Republic or Empire?
Saratoga Springs, N.Y.
Nation readers weary of witnessing the agonies of an empire in crisis should welcome “Pariah’s Progress” [Sept. 17], Jackson Lears’s illuminating review of Christopher McKnight Nichols’s new study of twentieth-century anti-interventionist and anti-imperialist advocacy. Unfortunately, Lears, a gifted and influential scholar, has been surprisingly careless in depicting the decisions and initiatives that provoked those responses.
Four decisions bear citing: (1) the 1898 decision to go to war with Spain; (2) the 1898 annexation of the Philippines; (3) the 1917 intervention in the European War; and (4) the 1919 proposal to join the League of Nations.
On the first two, Lears repeats the perennially popular but dangerously wrongheaded view that war with Spain and the annexation of the Philippines were driven by Theodore Roosevelt and his “large policy cronies.” Absent is any mention of the principal “decider” on both questions, President McKinley. More than four decades ago, Walter LaFeber and Thomas McCormick argued persuasively that McKinley took the country to war on his own terms; that he framed the issue as one of restoring political stability to Cuba, which was seen as imperative if the US economy was to recover from the depression of the 1890s.
That wrenching experience, which severely tested the country’s political and social fabric, also forms the context for understanding McKinley’s decision to annex the Philippines. As is clear from the record of his discussion with his peace commissioners, the importance of Manila for seizing commercial opportunities in China was central and reflected the perceived need for expanding US markets as a hedge against a future economic downturn. The record also reveals that McKinley had no enthusiasm for new territory as such.

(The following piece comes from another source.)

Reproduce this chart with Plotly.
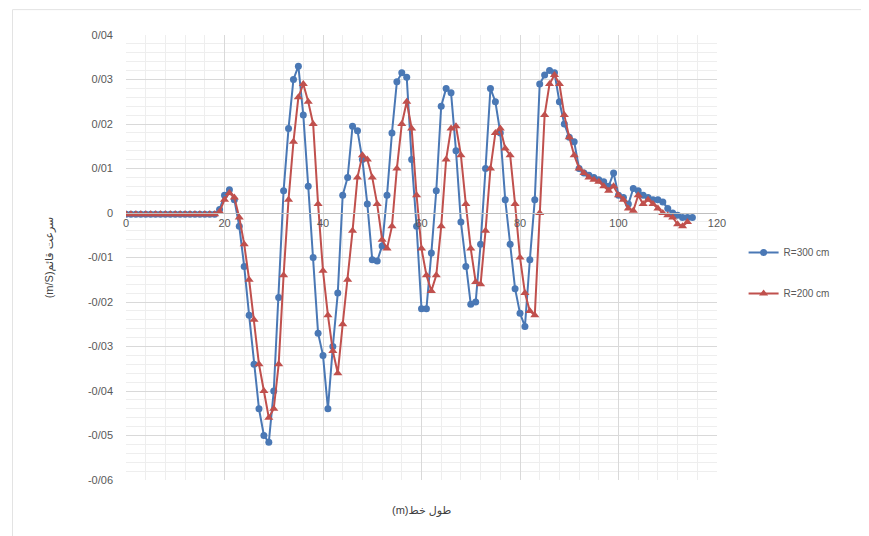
import plotly.graph_objects as go

# ---- data ----
x_300 = list(range(0, 116))
v_300 = [-0.0003] * 19 + [
    0.0008, 0.004, 0.0052, 0.003, -0.003, -0.012, -0.023, -0.034, -0.044, -0.050,   # 19-28
    -0.0515, -0.040, -0.019, 0.005, 0.019, 0.030, 0.033, 0.022, 0.006, -0.010,       # 29-38
    -0.027, -0.032, -0.044, -0.030, -0.018, 0.004, 0.008, 0.0195, 0.0185, 0.012,     # 39-48
    0.002, -0.0105, -0.0108, -0.0074, 0.004, 0.018, 0.0295, 0.0315, 0.0305, 0.012,   # 49-58
    -0.003, -0.0215, -0.0215, -0.009, 0.005, 0.024, 0.028, 0.027, 0.014, -0.002,     # 59-68
    -0.012, -0.0205, -0.020, -0.007, 0.010, 0.028, 0.025, 0.018, 0.003, -0.007,      # 69-78
    -0.017, -0.0225, -0.0255, -0.0105, 0.003, 0.029, 0.031, 0.032, 0.0315, 0.025,    # 79-88
    0.020, 0.017, 0.016, 0.010, 0.009, 0.0085, 0.008, 0.0075, 0.007, 0.006,          # 89-98
    0.009, 0.004, 0.0035, 0.002, 0.0055, 0.005, 0.004, 0.0035, 0.003, 0.003,         # 99-108
    0.0025, 0.001, 0.0, -0.0005, -0.001, -0.001, -0.001                               # 109-115
]

x_200 = list(range(0, 115))
v_200 = [-0.0003] * 19 + [
    0.0003, 0.003, 0.0045, 0.0035, -0.001, -0.007, -0.015, -0.024, -0.034, -0.040,   # 19-28
    -0.046, -0.044, -0.034, -0.014, 0.003, 0.016, 0.026, 0.029, 0.025, 0.020,        # 29-38
    0.002, -0.013, -0.023, -0.031, -0.036, -0.025, -0.015, -0.004, 0.008, 0.013,     # 39-48
    0.012, 0.008, 0.002, -0.006, -0.008, -0.003, 0.010, 0.020, 0.025, 0.019,         # 49-58
    0.004, -0.008, -0.014, -0.0175, -0.014, -0.003, 0.012, 0.019, 0.0195, 0.013,     # 59-68
    0.002, -0.008, -0.0155, -0.016, -0.004, 0.010, 0.018, 0.019, 0.0145, 0.013,      # 69-78
    0.002, -0.010, -0.018, -0.022, -0.023, 0.0, 0.022, 0.029, 0.031, 0.029,          # 79-88
    0.022, 0.017, 0.013, 0.010, 0.009, 0.008, 0.0075, 0.007, 0.006, 0.005,           # 89-98
    0.006, 0.004, 0.003, 0.001, 0.0005, 0.004, 0.002, 0.003, 0.002, 0.001,           # 99-108
    0.0, -0.0005, -0.001, -0.0025, -0.003, -0.002                                     # 109-114
]

y_tickvals = [0.04, 0.03, 0.02, 0.01, 0, -0.01, -0.02, -0.03, -0.04, -0.05, -0.06]
y_ticktext = ["0/04", "0/03", "0/02", "0/01", "0", "-0/01", "-0/02", "-0/03", "-0/04", "-0/05", "-0/06"]
x_tickvals = [0, 20, 40, 60, 80, 100, 120]
x_ticktext = ["0", "20", "40", "60", "80", "100", "120"]

series_names = ["R=300 cm", "R=200 cm"]

BLUE = "#4A78B5"
RED = "#C0504D"
FONT = "Liberation Sans, DejaVu Sans, sans-serif"

fig = go.Figure()
fig.add_trace(go.Scatter(
    x=x_300, y=v_300, name=series_names[0], mode="lines+markers",
    line=dict(color=BLUE, width=2),
    marker=dict(symbol="circle", size=7, color=BLUE),
    legendgroup="a",
))
fig.add_trace(go.Scatter(
    x=x_200, y=v_200, name=series_names[1], mode="lines+markers",
    line=dict(color=RED, width=2),
    marker=dict(symbol="triangle-up", size=8, color=RED),
    legendgroup="b",
))

fig.update_layout(
    width=861, height=528,
    margin=dict(l=118, r=152, t=27, b=56),
    paper_bgcolor="white", plot_bgcolor="white",
    font=dict(family=FONT, size=11, color="#595959"),
    showlegend=True,
    legend=dict(x=1.045, y=0.465, xanchor="left", yanchor="middle",
                font=dict(size=10, color="#595959"), tracegroupgap=22,
                bgcolor="rgba(0,0,0,0)"),
    xaxis=dict(
        range=[0, 120], tickvals=x_tickvals, ticktext=x_ticktext,
        anchor="free", position=0.6, side="bottom",
        showline=True, linecolor="#BFBFBF", linewidth=1,
        showgrid=True, gridcolor="#D9D9D9", gridwidth=1,
        minor=dict(dtick=4, showgrid=True, gridcolor="#EEEEEE", gridwidth=1),
        zeroline=False, ticks="", tickfont=dict(size=11, color="#595959"),
    ),
    yaxis=dict(
        range=[-0.06, 0.04], tickvals=y_tickvals, ticktext=y_ticktext,
        showgrid=True, gridcolor="#D9D9D9", gridwidth=1,
        minor=dict(dtick=0.002, showgrid=True, gridcolor="#EEEEEE", gridwidth=1),
        zeroline=False, showline=False, ticks="",
        ticklabelstandoff=12,
        tickfont=dict(size=11, color="#595959"),
        title=dict(text="(m/S)سرعت قائم", font=dict(size=11, color="#404040"), standoff=32),
    ),
    annotations=[dict(
        text="(m)طول خط", xref="paper", yref="paper", x=0.5, y=-0.05,
        xanchor="center", yanchor="top", showarrow=False,
        font=dict(size=11, color="#404040"),
    )],
    shapes=[dict(
        type="rect", xref="paper", yref="paper",
        x0=-0.192, x1=1.262, y0=-0.137, y1=1.057,
        line=dict(color="#E3E3E3", width=1), fillcolor="rgba(0,0,0,0)", layer="below",
    )],
)

fig.write_html("out.html")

And what of Theodore Roosevelt? Although the president valued his young assistant secretary of the Navy’s energy and intelligence, Roosevelt was not part of McKinley’s inner circle on policy matters.
Lears is also misleading about US intervention in World War I. He speaks of “Woodrow Wilson’s crusade to make the world ‘safe for democracy,’” leaving uninformed readers with the impression that rhetoric used to rally the country in 1917 fully encompassed the forces behind the president’s decision. But the record shows that the impact of the European War on the US economy—evidenced in part by the precipitous collapse of the cotton market—formed the essential context for administration decision-making. In response to the sharp market disruptions in 1914, Wilson bent the rules of officially proclaimed US neutrality so as to link the US economy to the Allied war effort. This resulted in almost unprecedented prosperity. It also ensured that US ships would become targets for German submarine attacks, propelling Wilson to call for intervention.
Concurrently, economic disruptions caused by the war drove home the lesson that international peace and stability were essential for an economy increasingly intertwined with world markets. It then became imperative to ensure against a repeat of the breakdown of peace in 1914. The upshot was not only the idea of a League of Nations but also the realization that implementing that idea would require a seat at the peace conference. Wilson could claim this seat only if the country participated in the war. Thus, in 1917, as in 1898, economics must be seen as an essential part of what has driven the United States toward war and empire.
Although Wilson preferred to speak in the idiom of idealism, evidence suggests that he understood the connection between the League of Nations and the US economy. In a conversation with a trusted senior adviser after he had lost the fight for US participation in the league, Wilson observed that, setting aside idealism, he believed the league offered the only way to stabilize and rehabilitate the world that US welfare and prosperity depended on.